Соломенной циновкой расплачивается, она вместо кровати. Камнем расплачивается, он вместо подушки. Это за тёплые и мягкие постели.
Верёвочными дверными креплениями расплачивается, они вместо петель. Битым горшком расплачивается, он вместо окна. Это за чистые и светлые комнаты.
Возмездие глазам - пыль, носу – навозная вонь. Это за ароматы и красоту.
Возмездие ногам - дорога, возмездие плечам – мешок. Это за пышные выезды.
Так воздаяние отметит вот эти все былые преступленья.
Лежу на подушке и слышу крик петуха. Ночная прохлада уходит. Подумал: жизнь моя, яркая и полная, во мгновение ока опустела. Считай, пятьдесят лет обратились в сон.
Сейчас уже сварилась каша, и я, как оказалось, из муравейника на экипаже еду. Как всё это снести? Вглядываясь в прошлое, вспоминать и записывать. И в каждом деле каяться пред Буддой.

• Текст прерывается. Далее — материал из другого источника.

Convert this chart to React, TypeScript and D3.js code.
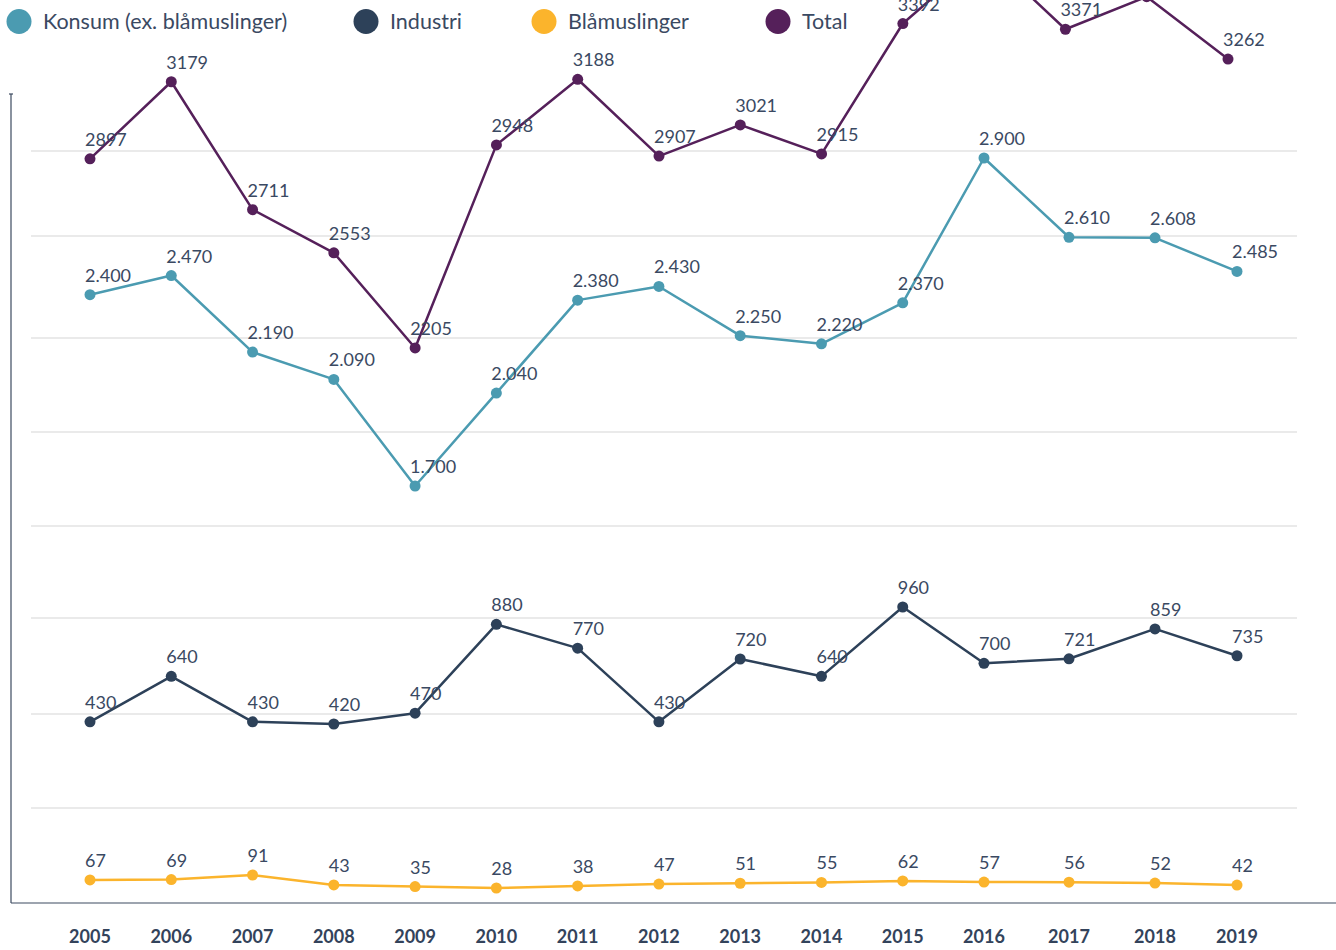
import React from "react";
import * as d3 from "d3";

const years = ["2005","2006","2007","2008","2009","2010","2011","2012","2013","2014","2015","2016","2017","2018","2019"];
const konsum = [2400,2470,2190,2090,1700,2040,2380,2430,2250,2220,2370,2900,2610,2608,2485];
const industri = [430,640,430,420,470,880,770,430,720,640,960,700,721,859,735];
const blaamuslinger = [67,69,91,43,35,28,38,47,51,55,62,57,56,52,42];
const total = [2897,3179,2711,2553,2205,2948,3188,2907,3021,2915,3392,3650,3371,3490,3262];
const konsumLabels = ["2.400","2.470","2.190","2.090","1.700","2.040","2.380","2.430","2.250","2.220","2.370","2.900","2.610","2.608","2.485"];
const legendNames = ["Konsum (ex. blåmuslinger)","Industri","Blåmuslinger","Total"];

const W = 1336, H = 950;
const COLORS = { konsum: "#4b9bb1", industri: "#2d4159", bla: "#fbb42c", total: "#55205a" };
const TEXT = "#3a4962";
const GRID_Y = [151, 236, 338, 432, 526, 618, 714, 808];
const LEGEND_X = [19, 366, 544, 778];
// x-axis layout breakpoints (index -> pixel), the axis spacing widens after 2016
const X_BREAK_IDX = [0, 11, 12, 13, 14];
const X_BREAK_PX = [90, 984, 1069, 1155, 1237];
const FONT = "Lato, 'Open Sans', sans-serif";

export default function App() {
  const xi = d3.scaleLinear().domain(X_BREAK_IDX).range(X_BREAK_PX);
  const x = (yr: string) => xi(years.indexOf(yr));
  const xTotal = d3.scalePoint<string>().domain(years).range([90, 1228]);
  const yMain = d3.scaleLinear().domain([1700, 2900]).range([486, 158]);
  const yInd = d3.scaleLinear().domain([420, 960]).range([724, 607]);
  const yBla = d3.scaleLinear().domain([28, 91]).range([888, 875]);

  const series = [
    { key: "total", values: total, y: yMain, x: (yr: string) => xTotal(yr)!, color: COLORS.total, labels: total.map(String) },
    { key: "konsum", values: konsum, y: yMain, x, color: COLORS.konsum, labels: konsumLabels },
    { key: "industri", values: industri, y: yInd, x, color: COLORS.industri, labels: industri.map(String) },
    { key: "bla", values: blaamuslinger, y: yBla, x, color: COLORS.bla, labels: blaamuslinger.map(String) },
  ];
  const legendColors = [COLORS.konsum, COLORS.industri, COLORS.bla, COLORS.total];

  return (
    <div style={{ position: "fixed", left: 0, top: 0, width: W, height: H, background: "#fff" }}>
      <svg width={W} height={H} style={{ display: "block", fontFamily: FONT }}>
        {GRID_Y.map((gy) => (
          <line key={gy} x1={31} x2={1297} y1={gy} y2={gy} stroke="#e3e3e3" strokeWidth={1.5} />
        ))}
        <line x1={11} x2={11} y1={94} y2={903} stroke="#3c4a60" strokeWidth={1.2} />
        <line x1={9} x2={13} y1={94} y2={94} stroke="#3c4a60" strokeWidth={1.2} />
        <line x1={11} x2={W} y1={903} y2={903} stroke="#3c4a60" strokeWidth={1.2} />
        {years.map((yr) => (
          <text key={yr} x={x(yr)} y={943} textAnchor="middle" fontSize={18} fontWeight={700} fill="#33435b">{yr}</text>
        ))}
        {series.map((s) => {
          const line = d3.line<number>().x((_, i) => s.x(years[i])).y((v) => s.y(v));
          return (
            <g key={s.key}>
              <path d={line(s.values) || ""} fill="none" stroke={s.color} strokeWidth={2.5} strokeLinejoin="round" />
              {s.values.map((v, i) => (
                <circle key={i} cx={s.x(years[i])} cy={s.y(v)} r={5.5} fill={s.color} />
              ))}
              {s.values.map((v, i) => (
                <text key={"t" + i} x={s.x(years[i]) - 5} y={s.y(v) - 13} fontSize={18} fill={TEXT}>{s.labels[i]}</text>
              ))}
            </g>
          );
        })}
        {legendNames.map((n, i) => (
          <g key={n}>
            <circle cx={LEGEND_X[i]} cy={21.5} r={12.5} fill={legendColors[i]} />
            <text x={LEGEND_X[i] + 24} y={29} fontSize={21.5} fill={TEXT}>{n}</text>
          </g>
        ))}
      </svg>
    </div>
  );
}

Не следую порядку месяцев и лет, не хронику пишу. Разделов не обозначаю, эта книга - не "лес записей". Выловлю какой-то случай, будто странствуя по старым тропам, будто встречая прежних друзей. Стены городов те же, что и раньше, но где те, кто в них раньше жил? Но я-то всё равно рад воспоминаниям. Можно сказать, "не говорите о сонном бреде безумцу", - [он поверит].
В Силине жил когда-то носильщик. Однажды он кому-то нёс вино, но оступился и разбил корчагу. Горюя, что ему нечем возместить ущерб, он, будто безумный, сидел и всё думал: "Если бы это только был сон!" И был ещё бедный студент, он выдержал экзамены на цзюйжэня и, направляясь на поздравительный пир, был в замешательстве: ему казалось, что всё это неправда. Кусал руку: "Не сон ли это?" И здесь, и там сон; одному было страшно, что он не спит, а другому, - что он спит. Но оба они безумцы.
Ныне я готов пробудиться от великого сна, но всё равно занимаюсь пустяками, тоже бормочу во сне. Вздыхаю поэтому о людях умных и талантливых: им трудно избавиться от стремления к славе. И правда: Ханьданьский сон сейчас прервётся, время истекло, час пробил, но студент Лу всё пишет свой последний доклад, мечтая подражать тем знакам, что писали каллиграфы Ван Сичжи и Ван Сяньчжи, чтобы их могли увидеть и потомки.
Капля славы, что ему причитается, подобна мощам Будды. Огонь, в котором сгорает кальпа, свиреп, но их ему не сжечь".